Many left-leaning Mormons have described their feelings for Pope Francis as “holy envy,” and he certainly does seem very quotable with the wisdom of a Christian Dalai Lamai.  Colbert likewise admires him, and asks, as a partial explanation of what makes this pope so special, “how do you get to where you are in the church and not to be consumed by the law, as opposed to the love that led to the law?”

It’s a fabulous question, one that all devout people need to ask themselves from time to time.  It’s a question that Pres. Uchtdorf has asked in a roundabout way in many of his talks.

Discuss.

[1] I immediately wondered what these countries thought of Pres.

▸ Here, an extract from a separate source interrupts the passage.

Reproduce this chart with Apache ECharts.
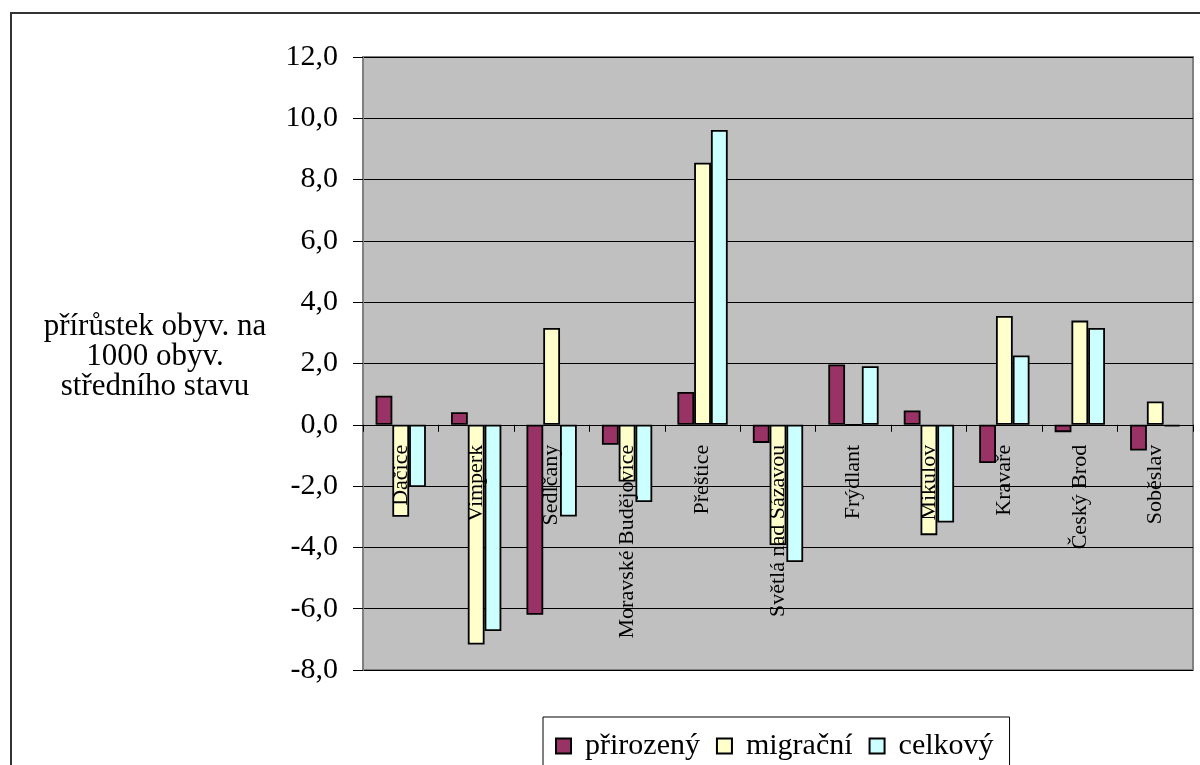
<!DOCTYPE html>
<html>
<head>
<meta charset="utf-8">
<script src="https://cdn.jsdelivr.net/npm/echarts@6/dist/echarts.min.js"></script>
<style>
html,body{margin:0;padding:0;background:#fff;}
#chart{width:1200px;height:765px;}
</style>
</head>
<body>
<div id="chart"></div>
<script>
const categories = ["Dačice","Vimperk","Sedlčany","Moravské Budějovice","Přeštice","Světlá nad Sázavou","Frýdlant","Mikulov","Kravaře","Český Brod","Soběslav"];
const seriesNames = ["přirozený","migrační","celkový"];
const prirozeny = [0.95, 0.41, -6.2, -0.65, 1.07, -0.59, 1.97, 0.47, -1.25, -0.24, -0.84];
const migracni  = [-3.0, -7.17, 3.16, -1.85, 8.55, -3.92, 0, -3.6, 3.55, 3.4, 0.76];
const celkovy   = [-2.03, -6.73, -2.99, -2.52, 9.62, -4.48, 1.91, -3.19, 2.26, 3.16, -0.05];
const yAxisTitle = "přírůstek obyv. na\n1000 obyv.\nstředního stavu";
const colors = ["#993366", "#FFFFCC", "#CCFFFF"];
const FONT = "'Liberation Serif', 'Times New Roman', serif";

const Y_MIN = -8, Y_MAX = 12, Y_STEP = 2;
const GRID = {left: 363, top: 57, right: 7, bottom: 95};
const H = 765;
const gridHeight = H - GRID.top - GRID.bottom;
// place the category axis (line + labels) at the zero value line
const zeroOffset = -gridHeight * (0 - Y_MIN) / (Y_MAX - Y_MIN);

const chart = echarts.init(document.getElementById('chart'), null, {renderer: 'canvas'});
const values = [prirozeny, migracni, celkovy];
chart.setOption({
  animation: false,
  backgroundColor: '#ffffff',
  textStyle: {fontFamily: FONT, color: '#000'},
  grid: Object.assign({
    outerBoundsMode: 'none', containLabel: false,
    show: true, backgroundColor: '#C0C0C0', borderColor: '#808080', borderWidth: 2
  }, GRID),
  legend: {
    data: seriesNames,
    left: 543, top: 717,
    orient: 'horizontal',
    borderColor: '#000', borderWidth: 1,
    padding: [14, 16, 30, 12],
    itemWidth: 15, itemHeight: 15, itemGap: 16,
    icon: 'rect',
    textStyle: {fontFamily: FONT, fontSize: 30, color: '#000', padding: [0, 0, 0, 9]}
  },
  xAxis: {
    type: 'category',
    data: categories,
    position: 'bottom',
    offset: zeroOffset,
    z: 10,
    axisLine: {onZero: false, lineStyle: {color: '#000', width: 1}},
    axisTick: {show: true, inside: false, length: 7, alignWithLabel: false, lineStyle: {color: '#000'}},
    axisLabel: {rotate: 90, margin: 20, fontFamily: FONT, fontSize: 22, color: '#000', interval: 0, hideOverlap: false},
    splitLine: {show: false}
  },
  yAxis: {
    type: 'value',
    min: Y_MIN, max: Y_MAX, interval: Y_STEP,
    axisLine: {show: true, lineStyle: {color: '#808080', width: 2}},
    axisTick: {show: true, inside: false, length: 10, lineStyle: {color: '#000'}},
    axisLabel: {
      margin: 25, fontFamily: FONT, fontSize: 30, color: '#000',
      formatter: v => v.toFixed(1).replace('.', ',')
    },
    splitLine: {show: true, lineStyle: {color: '#000', width: 1}}
  },
  series: seriesNames.map((n, i) => ({
    name: n,
    type: 'bar',
    data: values[i],
    barGap: '0%',
    barCategoryGap: '33.3%',
    itemStyle: {color: colors[i], borderColor: '#000', borderWidth: 1.8}
  })),
  graphic: [
    {
      type: 'rect', silent: true, z: -1,
      shape: {x: 11, y: 13, width: 1250, height: 800},
      style: {fill: 'none', stroke: '#333', lineWidth: 2}
    },
    {
      type: 'text', silent: true,
      x: 155, y: 357,
      style: {
        text: yAxisTitle, fill: '#000',
        font: "31px " + FONT,
        align: 'center', verticalAlign: 'middle', lineHeight: 30
      }
    }
  ]
});
</script>
</body>
</html>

Bush since he was an AA chip-carrying recovering alcoholic.  By and large, this was viewed as a sign of weakness since alcoholism is considered a character flaw, an inability to control oneself, and not a disease.  Recovering from it while abstaining was also considered weakness; the disease had won.

[2] Things I have eaten to prove my mettle:  pigeon, chicken palm (that’s the foot minus the toes), and the dreaded Century egg.  I didn’t eat the sea snakes that I thought were asparagus spears.  We all have our limits.  Things I have eaten just for the fun of it:  camel, donkey, crocodile, emu, and kangaroo.  I also skipped out on scorpion, silkworm cocoon, beetles, and starfish.

[3] All right, maybe 27 Dresses isn’t exactly the Chronicles of Narnia.

[4] Whew!

[5] I’m paraphrasing, but that’s the gist.